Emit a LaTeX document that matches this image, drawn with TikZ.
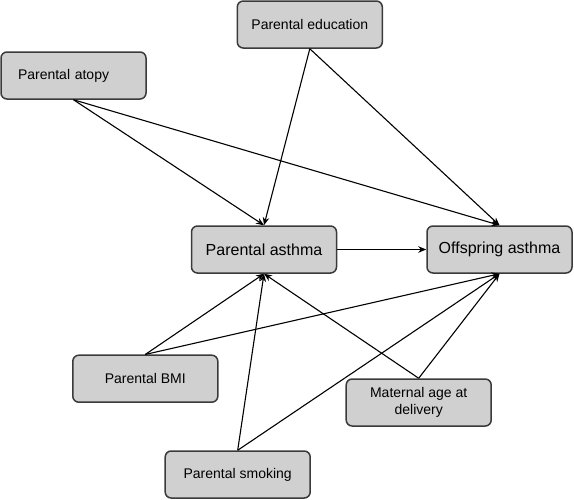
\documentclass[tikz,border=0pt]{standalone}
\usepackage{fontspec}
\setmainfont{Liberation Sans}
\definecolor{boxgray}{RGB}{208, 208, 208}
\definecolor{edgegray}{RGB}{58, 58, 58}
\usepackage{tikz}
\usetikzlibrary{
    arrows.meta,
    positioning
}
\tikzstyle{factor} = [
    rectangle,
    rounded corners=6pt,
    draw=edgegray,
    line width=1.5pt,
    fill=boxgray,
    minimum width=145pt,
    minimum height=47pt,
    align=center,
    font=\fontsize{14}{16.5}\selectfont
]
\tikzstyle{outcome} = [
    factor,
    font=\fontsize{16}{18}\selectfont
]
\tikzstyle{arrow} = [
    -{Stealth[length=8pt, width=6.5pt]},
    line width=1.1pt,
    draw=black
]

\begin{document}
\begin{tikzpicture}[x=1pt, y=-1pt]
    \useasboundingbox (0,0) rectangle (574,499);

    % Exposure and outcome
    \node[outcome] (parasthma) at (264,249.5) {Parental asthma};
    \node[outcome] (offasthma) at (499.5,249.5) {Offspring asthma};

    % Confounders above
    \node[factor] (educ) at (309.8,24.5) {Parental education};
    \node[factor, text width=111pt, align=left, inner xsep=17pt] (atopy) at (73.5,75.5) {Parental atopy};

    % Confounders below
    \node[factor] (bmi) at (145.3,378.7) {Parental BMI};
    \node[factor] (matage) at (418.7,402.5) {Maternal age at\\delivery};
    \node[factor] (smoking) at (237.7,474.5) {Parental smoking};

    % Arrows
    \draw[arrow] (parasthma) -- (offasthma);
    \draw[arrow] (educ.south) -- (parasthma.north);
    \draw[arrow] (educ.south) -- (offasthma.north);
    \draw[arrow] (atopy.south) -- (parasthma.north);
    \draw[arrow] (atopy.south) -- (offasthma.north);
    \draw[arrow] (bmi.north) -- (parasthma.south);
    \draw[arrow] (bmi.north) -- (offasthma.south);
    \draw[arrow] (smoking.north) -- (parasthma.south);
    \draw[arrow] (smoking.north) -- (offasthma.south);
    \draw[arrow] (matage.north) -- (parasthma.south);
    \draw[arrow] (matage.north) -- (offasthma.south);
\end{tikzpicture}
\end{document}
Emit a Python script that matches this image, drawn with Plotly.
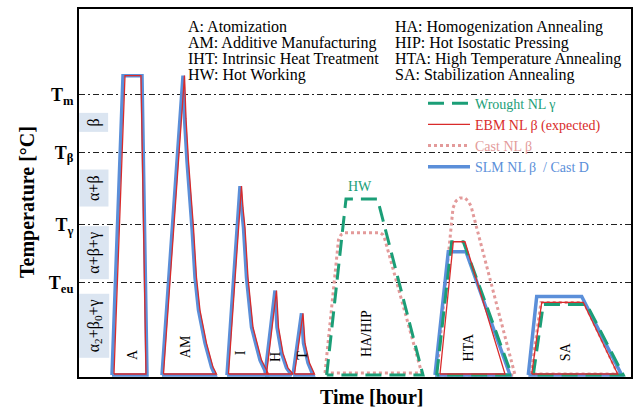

- - -

**REQUIRED TASK**
Repeat each entry precisely as it appears. Leave the pictures out.

**OUTPUT BELOW**
Emit a LaTeX document that matches this image, drawn with TikZ.
\documentclass[tikz,border=0pt]{standalone}
\usepackage{fontspec}
\setmainfont{Liberation Sans}
\definecolor{boxgray}{RGB}{208, 208, 208}
\definecolor{edgegray}{RGB}{58, 58, 58}
\usepackage{tikz}
\usetikzlibrary{
    arrows.meta,
    positioning
}
\tikzstyle{factor} = [
    rectangle,
    rounded corners=6pt,
    draw=edgegray,
    line width=1.5pt,
    fill=boxgray,
    minimum width=145pt,
    minimum height=47pt,
    align=center,
    font=\fontsize{14}{16.5}\selectfont
]
\tikzstyle{outcome} = [
    factor,
    font=\fontsize{16}{18}\selectfont
]
\tikzstyle{arrow} = [
    -{Stealth[length=8pt, width=6.5pt]},
    line width=1.1pt,
    draw=black
]

\begin{document}
\begin{tikzpicture}[x=1pt, y=-1pt]
    \useasboundingbox (0,0) rectangle (574,499);

    % Exposure and outcome
    \node[outcome] (parasthma) at (264,249.5) {Parental asthma};
    \node[outcome] (offasthma) at (499.5,249.5) {Offspring asthma};

    % Confounders above
    \node[factor] (educ) at (309.8,24.5) {Parental education};
    \node[factor, text width=111pt, align=left, inner xsep=17pt] (atopy) at (73.5,75.5) {Parental atopy};

    % Confounders below
    \node[factor] (bmi) at (145.3,378.7) {Parental BMI};
    \node[factor] (matage) at (418.7,402.5) {Maternal age at\\delivery};
    \node[factor] (smoking) at (237.7,474.5) {Parental smoking};

    % Arrows
    \draw[arrow] (parasthma) -- (offasthma);
    \draw[arrow] (educ.south) -- (parasthma.north);
    \draw[arrow] (educ.south) -- (offasthma.north);
    \draw[arrow] (atopy.south) -- (parasthma.north);
    \draw[arrow] (atopy.south) -- (offasthma.north);
    \draw[arrow] (bmi.north) -- (parasthma.south);
    \draw[arrow] (bmi.north) -- (offasthma.south);
    \draw[arrow] (smoking.north) -- (parasthma.south);
    \draw[arrow] (smoking.north) -- (offasthma.south);
    \draw[arrow] (matage.north) -- (parasthma.south);
    \draw[arrow] (matage.north) -- (offasthma.south);
\end{tikzpicture}
\end{document}
Emit a Python script that matches this image, drawn with Plotly.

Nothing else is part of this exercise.